In 2006, Vann joined the National Environmental Satellite, Data, and Information service branch of NOAA. A year later, she was tapped to be part of the newly formed Integrated Ocean Observing System program office, and in 2009, she was selected from 320 applicants for her current position, which she saw as an opportunity "to build on what I had developed thus far." She was eight months pregnant when she went for her interview (and thinking, "This might not go well."). After a decade away from Washington state, she was going home again, this time with her husband Brian and her newborn daughters, Sophia and Olivia.
Now based in Seattle, Vann works out of NOAA's Montlake Laboratory at the Northwest Fisheries Science Center. She has brought to her career what she learned at Evergreen, an emphasis on "pushing boundaries, exploring, innovating, questioning with purpose, trying to leave the world a better place and a sense of civic duty."

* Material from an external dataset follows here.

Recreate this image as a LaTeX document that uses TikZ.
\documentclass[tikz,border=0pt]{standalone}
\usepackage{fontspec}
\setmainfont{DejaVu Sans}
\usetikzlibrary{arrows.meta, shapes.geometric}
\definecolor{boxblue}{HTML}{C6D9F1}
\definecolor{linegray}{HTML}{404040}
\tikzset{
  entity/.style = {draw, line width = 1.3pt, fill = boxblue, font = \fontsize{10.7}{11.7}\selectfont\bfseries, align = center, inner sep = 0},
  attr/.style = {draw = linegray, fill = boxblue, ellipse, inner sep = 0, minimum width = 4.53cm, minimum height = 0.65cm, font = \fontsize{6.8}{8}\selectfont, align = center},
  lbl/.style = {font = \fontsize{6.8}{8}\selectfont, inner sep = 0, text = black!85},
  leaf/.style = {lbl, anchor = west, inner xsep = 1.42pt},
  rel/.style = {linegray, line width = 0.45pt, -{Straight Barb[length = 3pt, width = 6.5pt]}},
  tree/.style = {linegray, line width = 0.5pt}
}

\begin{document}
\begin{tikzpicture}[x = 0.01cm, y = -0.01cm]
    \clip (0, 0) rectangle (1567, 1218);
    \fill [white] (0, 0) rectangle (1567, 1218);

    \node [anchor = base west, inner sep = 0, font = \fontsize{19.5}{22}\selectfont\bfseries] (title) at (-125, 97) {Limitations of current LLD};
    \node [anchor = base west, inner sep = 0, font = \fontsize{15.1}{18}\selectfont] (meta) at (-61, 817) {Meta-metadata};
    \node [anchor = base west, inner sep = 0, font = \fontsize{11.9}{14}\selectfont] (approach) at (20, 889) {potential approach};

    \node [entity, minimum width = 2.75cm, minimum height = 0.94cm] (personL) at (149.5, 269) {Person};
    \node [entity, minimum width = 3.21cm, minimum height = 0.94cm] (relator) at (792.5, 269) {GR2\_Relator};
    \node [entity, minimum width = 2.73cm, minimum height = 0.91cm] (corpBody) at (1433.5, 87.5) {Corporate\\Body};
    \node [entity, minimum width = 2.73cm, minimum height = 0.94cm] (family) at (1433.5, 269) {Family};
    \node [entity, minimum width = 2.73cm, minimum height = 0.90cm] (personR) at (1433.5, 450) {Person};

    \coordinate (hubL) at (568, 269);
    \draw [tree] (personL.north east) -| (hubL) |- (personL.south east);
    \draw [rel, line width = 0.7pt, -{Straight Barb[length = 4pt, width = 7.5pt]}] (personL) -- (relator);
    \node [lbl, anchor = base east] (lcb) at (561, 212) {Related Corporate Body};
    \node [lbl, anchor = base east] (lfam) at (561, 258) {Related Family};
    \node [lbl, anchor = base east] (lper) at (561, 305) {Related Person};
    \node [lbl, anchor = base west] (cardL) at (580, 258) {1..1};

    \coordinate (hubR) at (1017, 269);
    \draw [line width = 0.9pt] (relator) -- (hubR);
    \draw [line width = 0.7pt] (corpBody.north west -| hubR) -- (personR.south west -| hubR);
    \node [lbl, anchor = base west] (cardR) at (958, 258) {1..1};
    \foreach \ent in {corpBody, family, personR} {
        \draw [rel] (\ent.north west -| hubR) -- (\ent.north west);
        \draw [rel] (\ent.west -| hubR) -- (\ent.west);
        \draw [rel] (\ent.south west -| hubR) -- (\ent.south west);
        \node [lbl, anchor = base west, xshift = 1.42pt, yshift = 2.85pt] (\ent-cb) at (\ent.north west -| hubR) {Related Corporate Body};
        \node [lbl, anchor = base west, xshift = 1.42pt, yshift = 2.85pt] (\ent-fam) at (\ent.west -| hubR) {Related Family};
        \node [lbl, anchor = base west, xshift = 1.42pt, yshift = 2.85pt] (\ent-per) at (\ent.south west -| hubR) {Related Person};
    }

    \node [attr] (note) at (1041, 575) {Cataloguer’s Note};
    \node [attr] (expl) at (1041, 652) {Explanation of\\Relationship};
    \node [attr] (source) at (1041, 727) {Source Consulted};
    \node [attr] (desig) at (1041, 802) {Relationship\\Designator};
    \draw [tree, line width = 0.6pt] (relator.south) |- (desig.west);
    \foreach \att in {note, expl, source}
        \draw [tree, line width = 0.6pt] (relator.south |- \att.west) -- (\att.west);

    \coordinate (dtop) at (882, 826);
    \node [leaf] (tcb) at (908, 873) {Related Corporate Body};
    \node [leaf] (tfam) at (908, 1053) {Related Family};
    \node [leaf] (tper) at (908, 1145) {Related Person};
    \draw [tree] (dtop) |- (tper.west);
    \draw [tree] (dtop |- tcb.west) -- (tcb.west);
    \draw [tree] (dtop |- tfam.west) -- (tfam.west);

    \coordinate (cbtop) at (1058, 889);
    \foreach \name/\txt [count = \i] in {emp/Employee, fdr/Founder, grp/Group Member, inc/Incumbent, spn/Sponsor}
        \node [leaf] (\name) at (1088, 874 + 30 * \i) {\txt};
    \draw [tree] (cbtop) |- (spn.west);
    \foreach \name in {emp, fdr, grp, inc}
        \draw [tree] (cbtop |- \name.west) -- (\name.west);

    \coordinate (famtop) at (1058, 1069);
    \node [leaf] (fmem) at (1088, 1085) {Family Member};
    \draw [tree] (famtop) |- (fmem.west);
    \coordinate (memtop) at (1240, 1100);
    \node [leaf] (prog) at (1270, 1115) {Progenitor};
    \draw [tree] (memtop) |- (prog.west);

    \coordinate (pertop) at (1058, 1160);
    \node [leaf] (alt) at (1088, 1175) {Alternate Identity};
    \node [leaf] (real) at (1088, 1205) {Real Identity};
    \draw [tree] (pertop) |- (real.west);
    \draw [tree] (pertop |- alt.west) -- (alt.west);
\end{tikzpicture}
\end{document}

At NOAA, she unifies the people who are working to tackle many of today's greatest challenges: severe weather, natural disasters, climate change, declining biodiversity, ocean acidification. In an era when public sector labor has been increasingly targeted in political discourse and the value and legitimacy of government work called into question, Vann exemplifies the type of public servant who gives her all to ensure government does work for the people. As she says, "Government's not here to solve all the world's problems, but there is a need to have a strong, cohesive government that connects the people who fund us and depend on what we do."